Requirements ::
In the listing that follows, retype every line from the first through the one containing "import matplotlib.pyplot as plt". Pictures are to be left out.

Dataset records
════════════════════
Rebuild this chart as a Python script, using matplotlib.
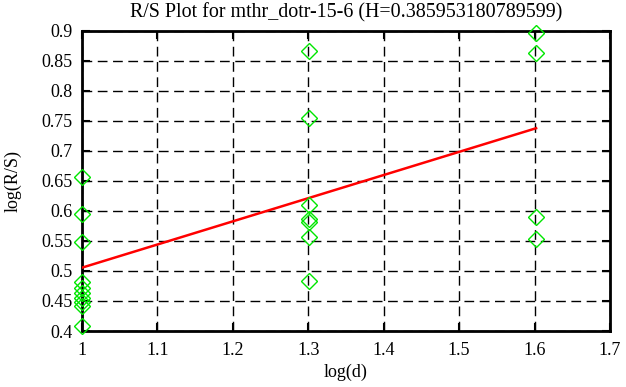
import numpy as np
import matplotlib
matplotlib.use('Agg')
import matplotlib.pyplot as plt

# log(d) per group and the measured log(R/S) values
x_groups = [1.0, 1.30103, 1.60206]
rs_at_10 = [0.657, 0.595, 0.549, 0.481, 0.471, 0.463, 0.455, 0.448, 0.441, 0.409]
rs_at_20 = [0.866, 0.755, 0.610, 0.587, 0.582, 0.557, 0.483]
rs_at_40 = [0.897, 0.864, 0.590, 0.553]

hurst = 0.385953180789599
intercept = 0.1196

x_ticks = [1, 1.1, 1.2, 1.3, 1.4, 1.5, 1.6, 1.7]
y_ticks = [0.4, 0.45, 0.5, 0.55, 0.6, 0.65, 0.7, 0.75, 0.8, 0.85, 0.9]

plt.rcParams['font.family'] = ['Liberation Serif', 'DejaVu Serif']
plt.rcParams['font.size'] = 13

fig = plt.figure(figsize=(6.26, 3.87), dpi=100)
ax = fig.add_axes([0.131, 0.1447, 0.8434, 0.7753])

xs = []
ys = []
for xg, vals in zip(x_groups, [rs_at_10, rs_at_20, rs_at_40]):
    xs += [xg] * len(vals)
    ys += vals

ax.plot(xs, ys, linestyle='none', marker='D', markersize=8,
        markerfacecolor='none', markeredgecolor='#00e600',
        markeredgewidth=1.0, clip_on=False, zorder=4)

fit_x = np.array([x_groups[0], x_groups[-1]])
ax.plot(fit_x, intercept + hurst * fit_x, color='#ff0000', linewidth=1.8,
        zorder=3)

ax.set_xlim(1, 1.7)
ax.set_ylim(0.4, 0.9)
ax.set_xticks(x_ticks)
ax.set_xticklabels([f'{t:g}' for t in x_ticks])
ax.set_yticks(y_ticks)
ax.set_yticklabels([f'{t:g}' for t in y_ticks])

ax.grid(True, color='black', linestyle=(0, (7, 4)), linewidth=1.0)
ax.tick_params(direction='in', length=6, width=1.5, top=True, right=True,
               pad=8)
ax.tick_params(axis='y', pad=7)
for sp in ax.spines.values():
    sp.set_linewidth(2)

ax.set_title('R/S Plot for mthr_dotr-15-6 (H=0.385953180789599)',
             fontsize=14.4, pad=10)
ax.set_xlabel('log(d)', labelpad=3)
ax.set_ylabel('log(R/S)', labelpad=14)

fig.savefig('out.png', dpi=100)
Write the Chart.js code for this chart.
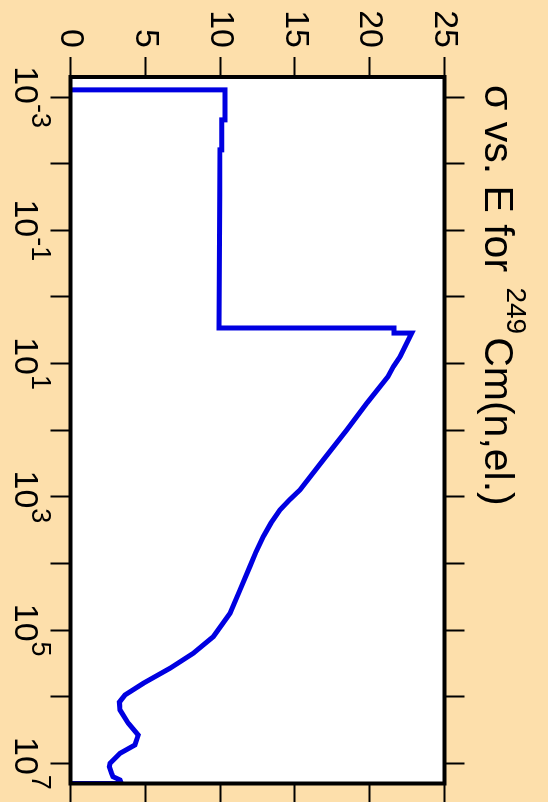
<!DOCTYPE html>
<html>
<head>
<meta charset="utf-8">
<script src="https://cdn.jsdelivr.net/npm/chart.js@4.4.0/dist/chart.umd.min.js"></script>
<style>
  html, body { margin: 0; padding: 0; background: #fddfab; overflow: hidden; }
  /* la gráfica se dibuja apaisada y se gira 90 grados */
  #caja { position: absolute; left: 0; top: 0; width: 802px; height: 548px;
          transform-origin: 0 0; transform: translate(548px, 0) rotate(90deg); }
</style>
</head>
<body>
<div id="caja"><canvas id="grafico" width="802" height="548"></canvas></div>
<script>
// Energía (eV) y sección eficaz elástica (b)
const energia = [7.8e-4, 7.8e-4, 2.2e-3, 2.2e-3, 6.2e-3, 6.2e-3, 0.14, 2.92, 2.92, 3.48, 3.48,
  4.43, 7.87, 11.1, 15.7, 39.4, 99.1, 279, 787, 1110, 1570, 2470, 3950, 6700, 1.11e4, 2.49e4, 5.58e4, 1.25e5,
  2.22e5, 3.73e5, 6.27e5, 9.4e5, 1.2e6, 1.58e6, 2.49e6, 3.74e6, 5.28e6, 7.05e6, 9.95e6,
  1.12e7, 1.41e7, 1.58e7, 1.77e7, 2.0e7, 2.0e7];
const seccion = [0, 10.33, 10.33, 10.11, 10.11, 9.99, 9.96, 9.93, 21.62, 21.62, 22.81,
  22.58, 22.03, 21.58, 21.22, 19.80, 18.46, 16.90, 15.34, 14.64, 14.00, 13.40, 12.89, 12.40, 11.99, 11.33, 10.66, 9.55,
  8.21, 6.65, 4.87, 3.64, 3.27, 3.31, 3.86, 4.53, 4.31, 3.31, 2.64,
  2.60, 2.75, 2.84, 3.31, 3.40, 0];

const ticksSigma = [0, 5, 10, 15, 20, 25];
const exponentes = [-3, -2, -1, 0, 1, 2, 3, 4, 5, 6, 7];
const exponentesEtiqueta = [-3, -1, 1, 3, 5, 7];

const FUENTE = '"Liberation Sans", Arial, sans-serif';

const rejilla = { drawOnChartArea: false, drawTicks: true, tickLength: 20, tickWidth: 2, tickColor: '#000' };
const decadas = (scale) => { scale.ticks = exponentes.map(e => ({ value: Math.pow(10, e) })); };
const pasosSigma = (scale) => { scale.ticks = ticksSigma.map(v => ({ value: v })); };

// fondo blanco, marco negro, etiquetas 10^n y título
const marco = {
  id: 'marco',
  beforeDraw(chart) {
    const { ctx, chartArea: a } = chart;
    ctx.save();
    ctx.fillStyle = '#fff';
    ctx.fillRect(a.left, a.top, a.right - a.left, a.bottom - a.top);
    ctx.restore();
  },
  afterDatasetsDraw(chart) {
    const { ctx, chartArea: a } = chart;
    ctx.save();
    ctx.strokeStyle = '#000';
    ctx.lineWidth = 4;
    ctx.strokeRect(a.left, a.top, a.right - a.left, a.bottom - a.top);
    ctx.restore();
  },
  afterDraw(chart) {
    const { ctx, chartArea: a } = chart;
    const x = chart.scales.x;
    ctx.save();
    ctx.fillStyle = '#000';
    ctx.textBaseline = 'alphabetic';
    ctx.textAlign = 'left';
    exponentesEtiqueta.forEach(e => {
      const px = x.getPixelForValue(Math.pow(10, e));
      const base = '10', sup = String(e);
      ctx.font = '34px ' + FUENTE;
      const wb = ctx.measureText(base).width;
      ctx.font = '27px ' + FUENTE;
      const ws = ctx.measureText(sup).width;
      const x0 = px - (wb + ws) / 2;
      ctx.font = '34px ' + FUENTE;
      ctx.fillText(base, x0, a.bottom + 55.5);
      ctx.font = '27px ' + FUENTE;
      ctx.fillText(sup, x0 + wb, a.bottom + 38);
    });

    // título: σ vs. E for ²⁴⁹Cm(n,el.)
    let tx = a.left + 8;
    const ty = a.top - 40.5;
    ctx.font = '41px ' + FUENTE;
    ctx.fillText('σ vs. E for ', tx, ty);
    tx += ctx.measureText('σ vs. E for ').width + 4;
    ctx.font = '28px ' + FUENTE;
    ctx.fillText('249', tx, ty - 22);
    tx += ctx.measureText('249').width + 3;
    ctx.font = '41px ' + FUENTE;
    ctx.fillText('Cm(n,el.)', tx, ty);
    ctx.restore();
  }
};

new Chart(document.getElementById('grafico'), {
  type: 'line',
  data: {
    datasets: [{
      data: energia.map((e, i) => ({ x: e, y: seccion[i] })),
      borderColor: '#0000e1',
      borderWidth: 5,
      borderJoinStyle: 'miter',
      pointRadius: 0,
      fill: false,
      tension: 0
    }]
  },
  options: {
    responsive: false,
    animation: false,
    layout: { padding: 0 },
    plugins: { legend: { display: false }, tooltip: { enabled: false }, title: { display: false } },
    scales: {
      x: {
        type: 'logarithmic', position: 'bottom', min: 5e-4, max: 2e7,
        afterBuildTicks: decadas,
        afterFit: (s) => { s.height = 70.5; },
        ticks: { display: false },
        grid: rejilla, border: { display: false }
      },
      x2: {
        type: 'logarithmic', position: 'top', axis: 'x', min: 5e-4, max: 2e7,
        afterBuildTicks: decadas,
        afterFit: (s) => { s.height = 103.5; },
        ticks: { display: false },
        grid: rejilla, border: { display: false }
      },
      y: {
        type: 'linear', position: 'left', min: 0, max: 25,
        afterBuildTicks: pasosSigma,
        afterFit: (s) => { s.width = 77; },
        ticks: { color: '#000', padding: 9, font: { size: 34, family: FUENTE } },
        grid: rejilla, border: { display: false }
      },
      y2: {
        type: 'linear', position: 'right', axis: 'y', min: 0, max: 25,
        afterBuildTicks: pasosSigma,
        afterFit: (s) => { s.width = 18.5; },
        ticks: { display: false },
        grid: rejilla, border: { display: false }
      }
    }
  },
  plugins: [marco]
});
</script>
</body>
</html>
════════════════════
Solved problem ::
Rebuild this chart as a Python script, using matplotlib.
import numpy as np
import matplotlib
matplotlib.use('Agg')
import matplotlib.pyplot as plt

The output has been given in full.